Q: It seems cleaner to have the service start up at portal init time and start retrieving resources in the background. At least it seems overly complicated to retrieve sometimes on the channel rendering thread and other times on the background thread. It would be nice to avoid the issues raised when a rendering channel thread is killed (apart from whether this is a good idea at all.) So where does the list of resources to cache come from? Should it be built by examining channel parameters in advance? Should we cache every RSS or blog that a portal user requests? Should there be a configuration file listing the resources? It would be best if the resources were not entered twice - once as channel parameters and again in a config file.

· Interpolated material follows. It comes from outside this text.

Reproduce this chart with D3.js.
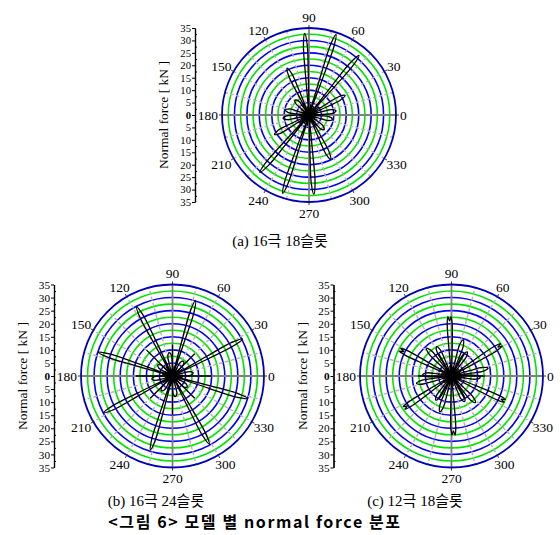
<!DOCTYPE html>
<html>
<head>
<meta charset="utf-8">
<script src="https://cdn.jsdelivr.net/npm/d3@7"></script>
<style>
body { margin: 0; background: #fff; }
svg { display: block; }
</style>
</head>
<body>
<svg id="chart" width="560" height="535"></svg>
<script>
// grid and tick values
var ringVals = [2.5, 5, 7.5, 10, 12.5, 15, 17.5, 20, 22.5, 25, 27.5, 30, 32.5, 35];
var majorTicks = [0, 5, 10, 15, 20, 25, 30, 35];
var minorTicks = [2.5, 7.5, 12.5, 17.5, 22.5, 27.5, 32.5];
var angleTicks = [0, 30, 60, 90, 120, 150, 180, 210, 240, 270, 300, 330];

// (a) 16극 18슬롯 : lobe angle [deg], normal force [kN]
var lobeAngA = [8.5, 28.5, 50, 71.5, 93, 115, 133, 168, 187, 209.5, 229.5, 251.5, 273.5, 296, 316, 349.5];
var lobeValA = [11, 16.5, 31.3, 34.2, 32.9, 20.8, 8.2, 9.7, 10.5, 15.9, 30.4, 33.3, 32, 19.8, 8.4, 9.6];
var hubAngA = [0, 15, 40, 60, 80, 100, 125, 145, 160, 180, 195, 220, 240, 260, 285, 305, 325, 340];
var hubValA = [4, 3.5, 5, 4, 4.5, 3.5, 5, 4, 3.5, 4, 3.5, 5, 4, 4.5, 3.5, 5, 4, 3.5];

// (b) 16극 24슬롯
var lobeAngB = [27.9, 73, 117.4, 162.3, 208.1, 253.4, 298.4, 343.4];
var lobeValB = [30.3, 30.1, 29.9, 29.8, 29.8, 29.5, 29.6, 29.9];
var smallAngB = [8, 53, 98, 143, 188, 233, 278, 323];
var smallValB = [8, 7, 9, 7, 8, 7, 8, 7];
var spikeAngB = [0, 45, 90, 135, 180, 225, 270, 315];
var spikeValB = [15, 12, 12, 14, 14, 12, 15, 12];
var hubAngB = [5, 20, 35, 60, 80, 105, 125, 150, 170, 195, 215, 240, 260, 285, 300, 330, 350];
var hubValB = [4, 3, 4.5, 3.5, 4, 3, 4.5, 3.5, 4, 3, 4.5, 3.5, 4, 3, 4.5, 3.5, 4];

// (c) 12극 18슬롯
var lobeAngC = [32, 92, 153, 214, 272, 335];
var lobeValC = [22.5, 22.7, 22.1, 21.9, 22.6, 22.5];
var midAngC = [12, 72, 132, 192, 252, 312];
var midValC = [14.3, 14.5, 14.3, 13.7, 14.4, 13.7];
var mid2AngC = [57, 117, 177, 237, 297, 357];
var mid2ValC = [11, 12.6, 11, 11, 11, 11];
var spikeAngC = [0, 60, 120, 180, 240, 300];
var spikeValC = [12.7, 10, 10, 12.8, 10, 10];
var hubAngC = [10, 25, 45, 85, 100, 140, 165, 200, 220, 260, 280, 320, 345];
var hubValC = [4, 3.5, 4, 3.5, 4, 3.5, 4, 3.5, 4, 3.5, 4, 3.5, 4];

var serif = "'Liberation Serif', 'Times New Roman', serif";
var krSerif = "'Liberation Serif', 'Noto Sans CJK KR', serif";

var svg = d3.select("#chart");

var line = d3.line().curve(d3.curveCatmullRom.alpha(0.5));

function drawPanel(p) {
    var g = svg.append("g").attr("transform", "translate(" + p.cx + "," + p.cy + ")");
    var r = d3.scaleLinear().domain([0, 35]).range([0, p.R]);

    function xy(a, v) {
        var t = a * Math.PI / 180;
        return [Math.cos(t) * r(v), -Math.sin(t) * r(v)];
    }

    // rings
    g.selectAll("circle.ring")
        .data(ringVals.slice(0, -1))
        .enter().append("circle")
        .attr("r", function(d){ return r(d); })
        .attr("fill", "none")
        .attr("stroke", function(d){ return d % 5 === 0 ? "#0000f0" : "#00e600"; })
        .attr("stroke-width", 1.6);

    // spokes
    g.selectAll("line.spoke")
        .data(d3.range(0, 360, 15))
        .enter().append("line")
        .attr("x1", 0).attr("y1", 0)
        .attr("x2", function(d){ return xy(d, 35)[0]; })
        .attr("y2", function(d){ return xy(d, 35)[1]; })
        .attr("stroke", function(d){ return d % 90 === 0 ? "#808080" : "#b4b4b4"; })
        .attr("stroke-width", function(d){ return d % 90 === 0 ? 1.8 : 1.4; })
        .attr("stroke-dasharray", function(d){ return d % 90 === 0 ? null : "4,2"; });

    // outer circle
    g.append("circle")
        .attr("r", r(35))
        .attr("fill", "none")
        .attr("stroke", "#0000b4")
        .attr("stroke-width", 1.8);

    // outer ticks + angle labels
    g.selectAll("line.atick")
        .data(angleTicks)
        .enter().append("line")
        .attr("x1", function(d){ return xy(d, 35)[0]; })
        .attr("y1", function(d){ return xy(d, 35)[1]; })
        .attr("x2", function(d){ var t = d * Math.PI / 180; return Math.cos(t) * (p.R + 3); })
        .attr("y2", function(d){ var t = d * Math.PI / 180; return -Math.sin(t) * (p.R + 3); })
        .attr("stroke", "#333");

    g.selectAll("text.alab")
        .data(angleTicks)
        .enter().append("text")
        .style("font-family", serif)
        .attr("font-size", 13.5)
        .attr("text-anchor", "middle")
        .attr("dy", "0.35em")
        .text(function(d){ return d; })
        .each(function(d){
            var t = d * Math.PI / 180;
            var hw = this.getComputedTextLength() / 2;
            var x = Math.cos(t) * (p.R + 4) + Math.cos(t) * hw;
            var y = -Math.sin(t) * (p.R + 4) - Math.sin(t) * 7;
            d3.select(this).attr("x", x).attr("y", y);
        });

    // data
    var w = 1.9;
    function lobe(a, v, notch) {
        var t = a * Math.PI / 180, rp = r(v);
        var ux = Math.cos(t), uy = -Math.sin(t), nx = -uy, ny = ux;
        var pts = notch
            ? [[0,0],[0.5*rp,0.9*w],[0.88*rp,1.3*w],[rp,0.8*w],[0.93*rp,0],[rp,-0.8*w],[0.88*rp,-1.3*w],[0.5*rp,-0.9*w],[0,0]]
            : [[0,0],[0.5*rp,0.75*w],[0.86*rp,w],[rp,0],[0.86*rp,-w],[0.5*rp,-0.75*w],[0,0]];
        return line(pts.map(function(q){ return [ux*q[0] + nx*q[1], uy*q[0] + ny*q[1]]; }));
    }

    var dg = g.append("g").attr("fill", "none").attr("stroke", "#000").attr("stroke-width", 1.3);
    p.lobes.forEach(function(set){
        dg.selectAll(null)
            .data(d3.zip(set.ang, set.val))
            .enter().append("path")
            .attr("d", function(d){ return lobe(d[0], d[1], set.notch); });
    });
    p.spikes.forEach(function(set){
        dg.selectAll(null)
            .data(d3.zip(set.ang, set.val))
            .enter().append("line")
            .attr("x1", 0).attr("y1", 0)
            .attr("x2", function(d){ return xy(d[0], d[1])[0]; })
            .attr("y2", function(d){ return xy(d[0], d[1])[1]; });
    });
    dg.append("circle").attr("r", r(2.2)).attr("fill", "#000");

    // radial axis on the left
    var ax = svg.append("g").attr("transform", "translate(" + p.axisX + ",0)");
    var up = d3.scaleLinear().domain([0, 35]).range([p.cy, p.cy - p.R]);
    var dn = d3.scaleLinear().domain([0, 35]).range([p.cy, p.cy + p.R]);
    ax.append("g").call(d3.axisLeft(up).tickValues(majorTicks).tickSize(3).tickSizeOuter(0).tickPadding(1));
    ax.append("g").call(d3.axisLeft(dn).tickValues(majorTicks.slice(1)).tickSize(3).tickSizeOuter(0).tickPadding(1));
    ax.append("g").call(d3.axisRight(up).tickValues(minorTicks).tickSize(2).tickSizeOuter(0).tickFormat(""));
    ax.append("g").call(d3.axisRight(dn).tickValues(minorTicks).tickSize(2).tickSizeOuter(0).tickFormat(""));
    ax.selectAll("path.domain").attr("stroke", "#000").attr("stroke-width", 1.2);
    var step = p.R / 7;
    ax.selectAll("text")
        .style("font-family", serif)
        .style("font-size", Math.min(11.5, step * 0.86) + "px")
        .style("font-weight", function(d){ return d === 0 ? "bold" : "normal"; });

    svg.append("text")
        .style("font-family", serif)
        .attr("font-size", 13.5)
        .attr("text-anchor", "middle")
        .attr("transform", "translate(" + p.labelX + "," + p.cy + ") rotate(-90)")
        .attr("dy", "0.35em")
        .text("Normal force [ kN ]");
}

drawPanel({ cx: 309, cy: 115, R: 87, axisX: 195, labelX: 163,
    lobes: [{ ang: lobeAngA, val: lobeValA }],
    spikes: [{ ang: hubAngA, val: hubValA }] });

drawPanel({ cx: 172.5, cy: 376, R: 91.5, axisX: 54, labelX: 22,
    lobes: [{ ang: lobeAngB, val: lobeValB }, { ang: smallAngB, val: smallValB }],
    spikes: [{ ang: spikeAngB, val: spikeValB }, { ang: hubAngB, val: hubValB }] });

drawPanel({ cx: 451.5, cy: 376, R: 91.5, axisX: 333.5, labelX: 302,
    lobes: [{ ang: lobeAngC, val: lobeValC, notch: true }, { ang: midAngC, val: midValC }, { ang: mid2AngC, val: mid2ValC }],
    spikes: [{ ang: spikeAngC, val: spikeValC }, { ang: hubAngC, val: hubValC }] });

// captions
function caption(x, y, s) {
    svg.append("text").style("font-family", krSerif).attr("font-size", 15).attr("text-anchor", "middle")
        .attr("x", x).attr("y", y).text(s);
}
caption(280, 246, "(a) 16극 18슬롯");
caption(156, 506, "(b) 16극 24슬롯");
caption(415, 506, "(c) 12극 18슬롯");

svg.append("text")
    .style("font-family", "'Noto Sans CJK KR', sans-serif")
    .attr("font-weight", "bold")
    .attr("font-size", 16)
    .attr("letter-spacing", 1.6)
    .attr("text-anchor", "middle")
    .attr("x", 255).attr("y", 528)
    .text("<그림 6> 모델 별 normal force 분포");
</script>
</body>
</html>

Andrew: I think there should be an interface for a plugin that provides the initial cache entries. I'd expect that the most commonly desired implementation of this plugin would be to read a configuration file to find the resources the service is desired to cache. Having the plugin would make it possible to use an implementation that mines the channel parameters for URLs.

I think the cache behavior in the case of a cache miss (when a client requests a URL that isn't currently cached) should be configurable. It would be possible to cache dynamically configured URLs (user-specified RSSes) but it would also be possible not to cache these.

Making channels use the service

Q: If we change CGenericXSLT to use the service this still leaves other custom channels to adopt the change if desired. We will need to change the CPD files to include new parameters about whether to use the caching service for a particular resource. For example we would not want to cache resources retrieved using a priveleged connection context (such as proxy CAS).

Andrew: In a way, we're re-inventing LocalConnectionContext. LocalConnectionContext takes the approach of providing an API that munges URLS. By default it does no munging. Implementations exist to slap request parameters on, such as a proxy CAS ticket.

But what if the LocalConnectionContext API had been to actually retrieve the URL and return its content, rather than just munge the URL. Arguably, this has some advantages in preventing the channel from ever seeing what the context did to the URL (the channel doesn't need to see a proxy ticket, or the user's proxied username and password, it just needs to use them to get at some content). This also has some advantages in terms of the context capabilities – such a context could do things like post a signed SAML assertion, use a client-side SSL certificate, etc. to authenticate to backing sources.

This enables the API to do more than just authentication. There are other pieces of context to be had. For example, in the context of YaleInfo, the standard HTTP connection timeout might be 30 seconds, whereas in the context of another portal, it might be 10 seconds. Or whatever.

We've recently seen a need for access control policies that control which URIs channels can retrieve. One way to implement this would be by means of a LocalConnectionContext that fails to retrieve URI's not meeting the access control policy.

And, of course, another piece of local context is caching implementations and policy. One school might use a local connection context to run requests through a dedicated proxy server. And another implementation might be to pass requests to the Document Cacher service we're re-inventing here.